Changes are on the way for Utah’s Mighty 5. And they involve adding some new motorized vehicles to roadways and trails in the parks.
E-bikes are already rolling into national parks across the nation. ATVs and other off-road vehicles aren’t far behind. They’ll soon be on national park roadways, but only in Utah. Keep reading to learn what you need to know about the coming changes.
E-Bikes Already Hitting the Trails in National Parks
It’s already been a few weeks since changes to the law opened up national park trails to motorized bikes. Interior Secretary David Bernhardt signed an order on August 30. The order states that e-bikes would be considered traditional bikes, not motorized vehicles. Just so long as they met certain qualifications.
Not All E-Bikes Are Welcome
The order applies to what is called “Class 1” e-bikes. These bicycles only go up to 20 miles per hour and are “pedal-assisted” bikes. This means that they don’t move entirely on their own; the rider still needs to pedal, and the motor helps make pedaling easier.
Class 1 e-bikes make up the majority of motorized bikes on the market today. Other e-bikes are capable of going speeds of 30 miles per hour or more. Many are capable of riding completely motorized, which means that the rider does not need to pedal at all.
Supporting and Opposing the Change
Opponents of this new order worry that 20 miles per hour is still too fast for a trail that also has hikers, traditional bikes, and sometimes even pets on leashes or horses.
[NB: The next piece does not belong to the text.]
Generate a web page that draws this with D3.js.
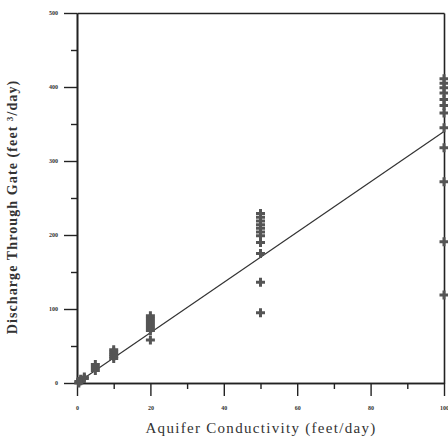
<!DOCTYPE html>
<html>
<head>
<meta charset="utf-8">
<script src="https://cdn.jsdelivr.net/npm/d3@7"></script>
<style>
  html, body { margin: 0; padding: 0; background: #fff; }
  svg { display: block; }
</style>
</head>
<body>
<div id="chart"></div>
<script>
// ---- data ----
const conductivity = [0.5, 1, 2, 5, 10, 20, 50, 100];
const discharge = [
  [0, 2],
  [3, 5],
  [6, 8],
  [17, 21, 25],
  [33, 36, 39, 42, 45],
  [58, 71, 75, 79, 83, 87, 91],
  [95, 136, 175, 190, 199, 204, 209, 214, 219, 224, 229],
  [119, 191, 272, 318, 345, 365, 375, 383, 392, 399, 405, 411]
];
const fitX = [0, 100];
const fitY = [0, 340];
const xMajorTicks = [0, 20, 40, 60, 80, 100];
const xMinorTicks = [10, 30, 50, 70, 90];
const yMajorTicks = [0, 100, 200, 300, 400, 500];
const yMinorTicks = [50, 150, 250, 350, 450];
const xTitle = "Aquifer Conductivity (feet/day)";
const yTitle = "Discharge Through Gate (feet \u00B3/day)";

// ---- layout ----
const W = 448, H = 437;
const mLeft = 77, mRight = 444, mTop = 13, mBottom = 383;

const svg = d3.select("#chart").append("svg").attr("width", W).attr("height", H);

const x = d3.scaleLinear().domain([0, 100]).range([mLeft, mRight]);
const y = d3.scaleLinear().domain([0, 500]).range([mBottom, mTop]);

const ink = "#222";

function styleAxis(g) {
  g.selectAll("path.domain").attr("stroke", ink).attr("stroke-width", 1.6);
  g.selectAll(".tick line").attr("stroke", ink).attr("stroke-width", 1.4);
  g.selectAll(".tick text").attr("fill", "#333")
    .attr("font-family", "Liberation Serif, serif").attr("font-size", 6).attr("font-weight", "bold");
}

// x axis major
svg.append("g").attr("transform", `translate(0,${mBottom})`)
  .call(d3.axisBottom(x).tickValues(xMajorTicks).tickSize(13).tickSizeOuter(0).tickPadding(10).tickFormat(d3.format("d")))
  .call(styleAxis);
// x axis minor
svg.append("g").attr("transform", `translate(0,${mBottom})`)
  .call(d3.axisBottom(x).tickValues(xMinorTicks).tickSize(6).tickSizeOuter(0).tickFormat(""))
  .call(styleAxis);
// y axis major
svg.append("g").attr("transform", `translate(${mLeft},0)`)
  .call(d3.axisLeft(y).tickValues(yMajorTicks).tickSize(13).tickSizeOuter(0).tickPadding(6).tickFormat(d3.format("d")))
  .call(styleAxis);
// y axis minor
svg.append("g").attr("transform", `translate(${mLeft},0)`)
  .call(d3.axisLeft(y).tickValues(yMinorTicks).tickSize(6).tickSizeOuter(0).tickFormat(""))
  .call(styleAxis);
// top border
svg.append("g").attr("transform", `translate(0,${mTop})`)
  .call(d3.axisTop(x).tickValues([]).tickSizeOuter(0))
  .call(styleAxis);
// right border
svg.append("g").attr("transform", `translate(${mRight},0)`)
  .call(d3.axisRight(y).tickValues([]).tickSizeOuter(0))
  .call(styleAxis);

// fit line
const fitData = fitX.map((v, i) => [v, fitY[i]]);
svg.append("path")
  .datum(fitData)
  .attr("fill", "none")
  .attr("stroke", "#333")
  .attr("stroke-width", 1.2)
  .attr("d", d3.line().x(d => x(d[0])).y(d => y(d[1])));

// points
const pts = [];
conductivity.forEach((c, i) => discharge[i].forEach(v => pts.push([c, v])));
const plus = "M-4.5,-1.5H-1.5V-4.5H1.5V-1.5H4.5V1.5H1.5V4.5H-1.5V1.5H-4.5Z";
svg.append("g").selectAll("path")
  .data(pts).join("path")
  .attr("d", plus)
  .attr("transform", d => `translate(${x(d[0])},${y(d[1])})`)
  .attr("fill", "#555");

// titles
svg.append("text")
  .attr("x", 261).attr("y", 433)
  .attr("text-anchor", "middle")
  .attr("font-family", "Liberation Serif, serif")
  .attr("font-size", 15)
  .attr("letter-spacing", 1.3)
  .attr("fill", "#333")
  .text(xTitle);

svg.append("text")
  .attr("transform", "translate(17,207) rotate(-90)")
  .attr("text-anchor", "middle")
  .attr("font-family", "Liberation Serif, serif")
  .attr("font-size", 14)
  .attr("font-weight", "bold")
  .attr("letter-spacing", 1.1)
  .attr("fill", "#333")
  .text(yTitle);
</script>
</body>
</html>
Many national park trails are also at least somewhat rugged, with sharp turns and steep climbs. Wildlife on trails will have little warning when these fast but quiet bikes come speeding along in their path. These factors could make e-bikes dangerous both for wildlife, riders, and others enjoying the trail.
But proponents of the order point out that allowing these bikes means that those with limited mobility or who are lacking endurance can now enjoy some of our national park’s most beautiful trails.
The order only allows e-bikes on trails and roadways that already allow traditional bikes. For instance, in Zion National Park, e-bikes and traditional bikes are only permitted on roadways and on the Pa’rus Trail.
ATVs Aren’t Far Behind
A separate order is underway that may soon allow off-road vehicles like ATVs and UTVs to share the road with cars and trucks in all 5 of Utah’s national parks.
Unlike e-bikes, these vehicles won’t be allowed on trails. Instead, they will be limited to main and back roads. Like the e-bikes, they must meet certain requirements, including meeting safety standards and proper registration and licensing.
Supporting and Opposing the Change
Also, like the e-bikes, off-road vehicles are being met with opposition. Many groups are worried that even though off-road vehicles will only legally be allowed on marked roads, some people will abuse the welcome and take their vehicles elsewhere in the park. Even just one off-road adventure in the park can destroy plants, kill wildlife, and leave a mark that could take years to grow back.
Surprisingly enough, it’s one of the National Park Service’s own who is leading the charge to allow ATVs and UTVs into the parks. Palmer “Chip” Jenkins, the acting regional director of the National Park Service, prompted the change.
Jenkins and other proponents of the new rule point out that off-road vehicles equipped with safety standards and properly licensed and registered have been allowed on all state and county roads since 2008. Lawmakers decided that because off-road vehicle owners pay gas tax and registration fees that go towards improving roads, that they are entitled to enjoy those roads as well.
This new law won’t affect all national parks. Instead, it is limited only to Utah’s Mighty 5.
Dealing with Changes in our National Parks
Dealing with changes like e-bikes being allowed on trails and ATVs allowed on roadways is about more than just changing some signage. Visitors to the parks who choose to take advantage of these changes and enjoy a new way to experience their favorite park have a responsibility; they have to do what they can to minimize their impact.
Whether that means slowing down on trails when hikers or other bikes are present or sticking strictly to the pavement on your ATV or UTV, the only way we can protect our parks for future generations is by starting now, even as these modern changes roll out.